In any database, including PostgreSQL, it is preferred to use a UNIQUE constraint on a table to avoid the duplication of the records. Occasionally, you may encounter a database with duplicate records due to human errors, bugs, or unclean data.
So, PostgreSQL offers several built-in functions to find duplicate rows/records from a table. This post will explain the below-listed methods that assist the users in finding the duplicate rows from a PostgreSQL table:
- How to Find Duplicates Using COUNT() Function in Postgres?
- How to Find Duplicates Using ROW_NUMBER() in Postgres?
So, let’s begin!
How to Find Duplicates Using COUNT() Function in Postgres?

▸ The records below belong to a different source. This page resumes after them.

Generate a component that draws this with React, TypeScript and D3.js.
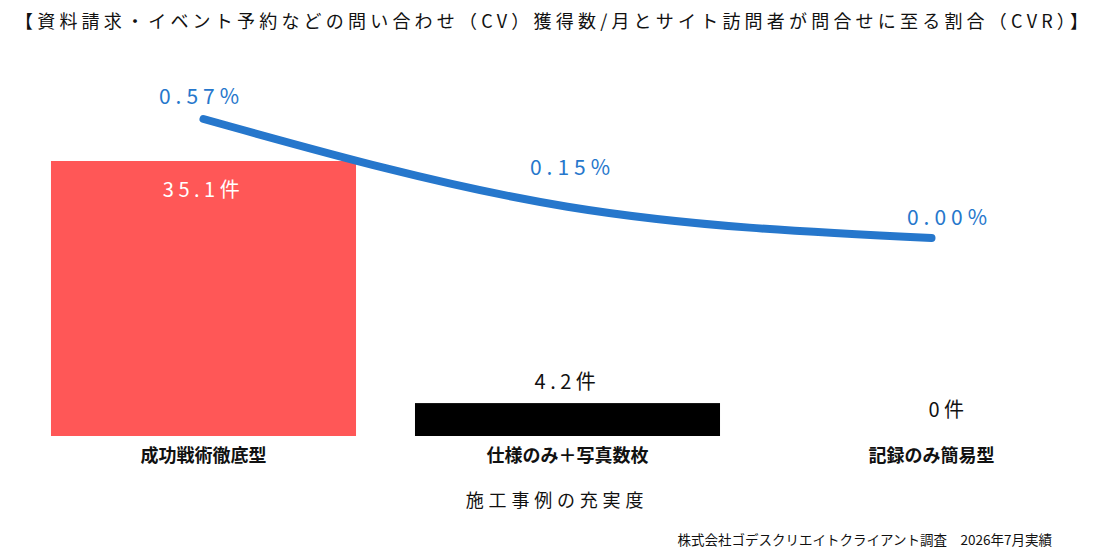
import { useRef, useEffect } from "react"
import * as d3 from "d3"

const categories = ["成功戦術徹底型", "仕様のみ＋写真数枚", "記録のみ簡易型"]
const cvCounts = [35.1, 4.2, 0]
const cvRates = [0.57, 0.15, 0.0]
const barColors = ["#ff5757", "#000000", "#000000"]

const title = "【資料請求・イベント予約などの問い合わせ（CV）獲得数/月とサイト訪問者が問合せに至る割合（CVR）】"
const xTitle = "施工事例の充実度"
const footnote = "株式会社ゴデスクリエイトクライアント調査　2026年7月実績"

// label nudges
const countLabelDx = [0, 0, 17]
const countLabelDy = [36, -14, -19]
const rateLabelDx = [-2, 5, 18]
const rateLabelDy = [-15, -32, -13]

const FONT = "'Noto Sans CJK JP', 'Noto Sans', sans-serif"

export default function App() {
  const svgRef = useRef<SVGSVGElement>(null)

  useEffect(() => {
    if (!svgRef.current) return
    const svg = d3.select(svgRef.current)
    svg.selectAll("*").remove()

    const width = 1099
    const height = 557

    const x = d3
      .scaleBand<string>()
      .domain(categories)
      .range([21.5, 1113.5])
      .paddingInner(0.162)
      .paddingOuter(0.081)

    const yBar = d3
      .scaleLinear()
      .domain([0, d3.max(cvCounts) as number])
      .range([436, 161])

    const yRate = d3
      .scaleLinear()
      .domain([0, d3.max(cvRates) as number])
      .range([238, 119])

    const cx = (c: string) => (x(c) as number) + x.bandwidth() / 2

    svg.append("rect").attr("width", width).attr("height", height).attr("fill", "#ffffff")

    // title
    svg
      .append("text")
      .attr("x", 15)
      .attr("y", 28)
      .attr("font-family", FONT)
      .attr("font-size", 18)
      .attr("letter-spacing", 4.2)
      .attr("fill", "#111")
      .text(title)

    // bars
    svg
      .append("g")
      .selectAll("rect")
      .data(cvCounts)
      .join("rect")
      .attr("x", (_, i) => x(categories[i]) as number)
      .attr("y", (d) => yBar(d))
      .attr("width", x.bandwidth())
      .attr("height", (d) => yBar(0) - yBar(d))
      .attr("fill", (_, i) => barColors[i])

    // count labels
    svg
      .append("g")
      .selectAll("text")
      .data(cvCounts)
      .join("text")
      .attr("x", (_, i) => cx(categories[i]) + countLabelDx[i])
      .attr("y", (d, i) => yBar(d) + countLabelDy[i])
      .attr("text-anchor", "middle")
      .attr("font-family", FONT)
      .attr("font-size", 20)
      .attr("letter-spacing", 4.5)
      .attr("fill", (_, i) => (i === 0 ? "#ffffff" : "#111"))
      .text((d) => `${d}件`)

    // category labels
    svg
      .append("g")
      .selectAll("text")
      .data(categories)
      .join("text")
      .attr("x", (d) => cx(d))
      .attr("y", 462)
      .attr("text-anchor", "middle")
      .attr("font-family", FONT)
      .attr("font-size", 18)
      .attr("font-weight", "bold")
      .attr("fill", "#111")
      .text((d) => d)

    // x axis title
    svg
      .append("text")
      .attr("x", 557)
      .attr("y", 507)
      .attr("text-anchor", "middle")
      .attr("font-family", FONT)
      .attr("font-size", 18)
      .attr("letter-spacing", 4.8)
      .attr("fill", "#111")
      .text(xTitle)

    // CVR line
    const line = d3
      .line<number>()
      .x((_, i) => cx(categories[i]))
      .y((d) => yRate(d))
      .curve(d3.curveMonotoneX)

    svg
      .append("path")
      .datum(cvRates)
      .attr("d", line)
      .attr("fill", "none")
      .attr("stroke", "#2677cc")
      .attr("stroke-width", 8)
      .attr("stroke-linecap", "round")
      .attr("stroke-linejoin", "round")

    // rate labels
    svg
      .append("g")
      .selectAll("text")
      .data(cvRates)
      .join("text")
      .attr("x", (_, i) => cx(categories[i]) + rateLabelDx[i])
      .attr("y", (d, i) => yRate(d) + rateLabelDy[i])
      .attr("text-anchor", "middle")
      .attr("font-family", FONT)
      .attr("font-size", 21)
      .attr("letter-spacing", 5)
      .attr("fill", "#2677cc")
      .text((d) => `${d.toFixed(2)}%`)

    // footnote
    svg
      .append("text")
      .attr("x", 1052)
      .attr("y", 545)
      .attr("text-anchor", "end")
      .attr("font-family", FONT)
      .attr("font-size", 13.5)
      .attr("fill", "#111")
      .text(footnote)
  }, [])

  return (
    <svg
      ref={svgRef}
      width={1099}
      height={557}
      style={{ position: "absolute", left: 0, top: 0, display: "block" }}
    />
  )
}
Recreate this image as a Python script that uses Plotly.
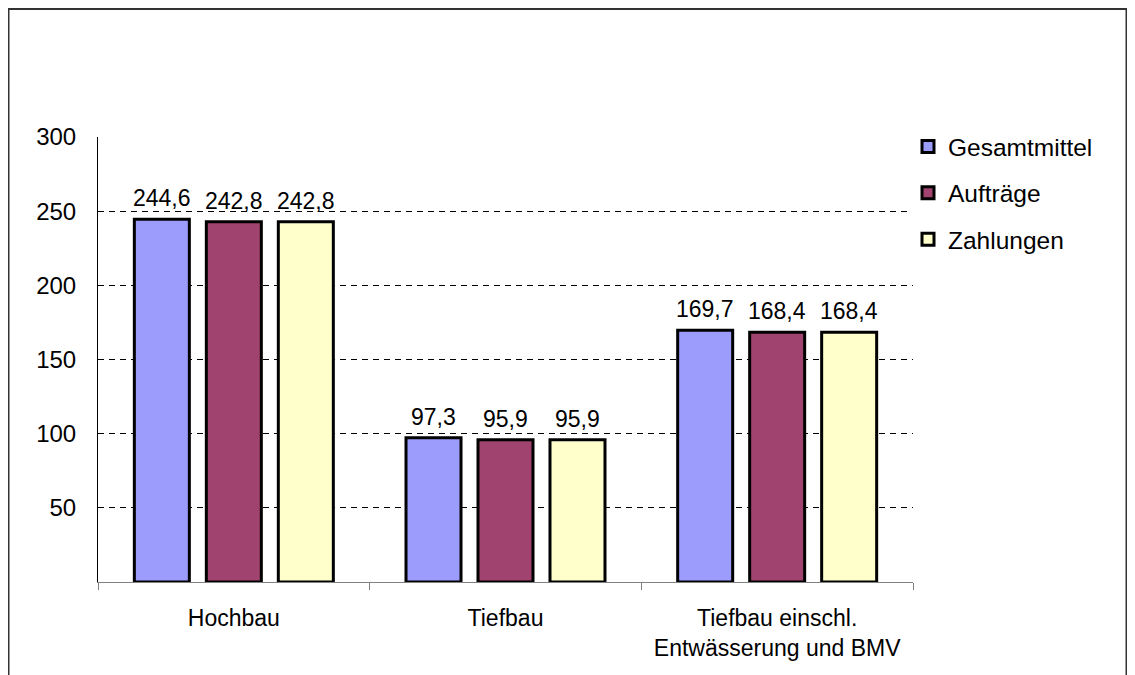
import plotly.graph_objects as go

categories = ["Hochbau", "Tiefbau", "Tiefbau einschl.<br>Entwässerung und BMV"]
series_names = ["Gesamtmittel", "Aufträge", "Zahlungen"]
gesamtmittel = [244.6, 97.3, 169.7]
auftraege = [242.8, 95.9, 168.4]
zahlungen = [242.8, 95.9, 168.4]
y_ticks = [50, 100, 150, 200, 250, 300]

values = [gesamtmittel, auftraege, zahlungen]
colors = ["#9C9CFC", "#A0436F", "#FFFFCC"]
offsets = [-72, 0, 72]
FONT = "Arial, Liberation Sans, sans-serif"

W, H = 1120, 675
L, R, T, B = 90, 215, 129, 101
PW, PH = W - L - R, H - T - B

fig = go.Figure()
for i, (name, vals, col) in enumerate(zip(series_names, values, colors)):
    fig.add_trace(go.Bar(
        x=categories, y=vals, name=name,
        marker=dict(color=col, line=dict(color="black", width=3)),
        legendgroup=name,
    ))
    for c, v in zip(categories, vals):
        fig.add_annotation(
            x=c, y=v, xref="x", yref="y", text=f"{v:.1f}".replace(".", ","),
            showarrow=False, yanchor="bottom", xshift=offsets[i], yshift=6,
            font=dict(family=FONT, size=23, color="black"),
        )

fig.update_layout(
    width=W, height=H,
    margin=dict(l=L, r=R, t=T, b=B),
    paper_bgcolor="white", plot_bgcolor="white",
    barmode="group", bargap=0.205, bargroupgap=0.236,
    separators=", ",
    font=dict(family=FONT, size=23, color="black"),
    legend=dict(x=(900 - L) / PW, y=(574 - 116) / PH, xanchor="left", yanchor="top",
                font=dict(family=FONT, size=24.5, color="black"),
                tracegroupgap=11.5, itemwidth=30),
    showlegend=True,
)
fig.update_xaxes(
    type="category", showline=True, linecolor="#808080", linewidth=1,
    ticks="outside", ticklen=7, tickcolor="#808080", tickson="boundaries",
    ticklabelstandoff=15, showgrid=False,
    tickfont=dict(family=FONT, size=23, color="black"),
)
fig.update_yaxes(
    range=[0, 300], tickvals=y_ticks, showline=True, linecolor="black", linewidth=1,
    ticks="", ticklabelstandoff=16,
    showgrid=True, gridcolor="black", gridwidth=1, griddash="6px,5px",
    zeroline=False,
    tickfont=dict(family=FONT, size=24, color="black"),
)
fig.add_shape(type="rect", xref="paper", yref="paper",
              x0=(0.5 - L) / PW, x1=(W - 1.5 - L) / PW,
              y0=(PH + T - (H + 5)) / PH, y1=(PH + T - 1) / PH,
              line=dict(color="#333333", width=2), layer="below")

fig.write_html("out.html")
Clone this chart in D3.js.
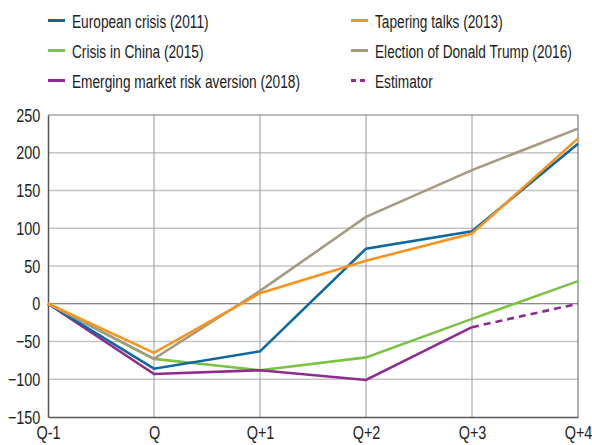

The built-in functions always bring ease for the users, and so does the COUNT() function. In Postgres, the COUNT() function counts the number of rows/records. It assists the users in finding duplicate records in a specific table.
Example: How to Find Duplicates Using COUNT() Function?
In this example, we will present a step-by-step procedure to find duplicate records from a table:
Step #1: Create New Table
We will create a table named std_info using the CREATE TABLE as follows:
CREATE TABLE std_info( std_id INT, std_name TEXT, std_age INT);
The output verifies that the std_info table with three columns has been created successfully.
Step #2: Insert Data Into Table
Now we will utilize the INSERT INTO statement to insert the data into the std_info table:
INSERT INTO std_info(std_id, std_name, std_age) VALUES (1, 'SETH', 18), (4, 'AMBROSE', 21), (3, 'JOHN', 17), (1, 'SETH', 18), (2, 'JOE', 19), (1, 'SETH', 18), (1, 'SETH', 18), (3, 'JOHN', 17), (1, 'SETH', 18), (3, 'JOHN', 17);
The output verifies that ten records have been inserted into the std_info table. From the output, it can be seen that some records are duplicated.
Step #3: Find Duplicates Using Count()
Let’s utilize the COUNT() function to find the duplicates from the std_info table:
SELECT std_name, COUNT(*) FROM std_info GROUP BY std_name HAVING COUNT(*) > 1;
In the above given query, we used the COUNT(*) function to count the number of rows. Next, we used the Postgres GROUP BY clause to group the rows/records based on std_name. Finally, we utilized the COUNT(*) function within the HAVING clause to find the duplicates:
The output clarifies that the COUNT(*) function, with the aid of the HAVING clause, succeeded in finding the duplicate rows.
How to Find Duplicates Using ROW_NUMBER() in Postgres?
Another convenient way of finding duplicates is the ROW_NUMBER() approach. In PostgreSQL, the ROW_NUMBER() method can be used with the collaboration of the PARTITION BY Clause to find the duplicate rows from a table.
Example: How to Find Duplicates Using ROW_NUMBER() Method?
We will consider the same std_info table, and we will find the duplicate records from that table using the ROW NUMBER() method:
SELECT DISTINCT * FROM std_info WHERE std_name IN( SELECT std_name FROM(SELECT std_name, ROW_NUMBER() OVER(PARTITION BY std_name) AS occurrences FROM std_info) AS duplicates WHERE duplicates.occurrences > 1);
In the above query, we utilized the ROW_NUMBER() function to assign a sequential number to each record in the result set. Moreover, we utilized the PARTITION BY clause to make smaller sets/partitions. Finally, in the where clause, we specified a condition to find the duplicates(row >1):
The output authenticates the working of the ROW_NUMBER() approach.
Conclusion
PostgreSQL offers several built-in functions to find duplicate rows/records from a table, such as ROW_NUMBER() and COUNT(). In Postgres, the COUNT() function counts the number of rows/records and can be used to find duplicate records in a specific table. While the ROW_NUMBER() method can be used with the collaboration of the PARTITION BY Clause to find the duplicate rows from a table. Using practical examples, this post explained how to find duplicates from the PostgreSQL table.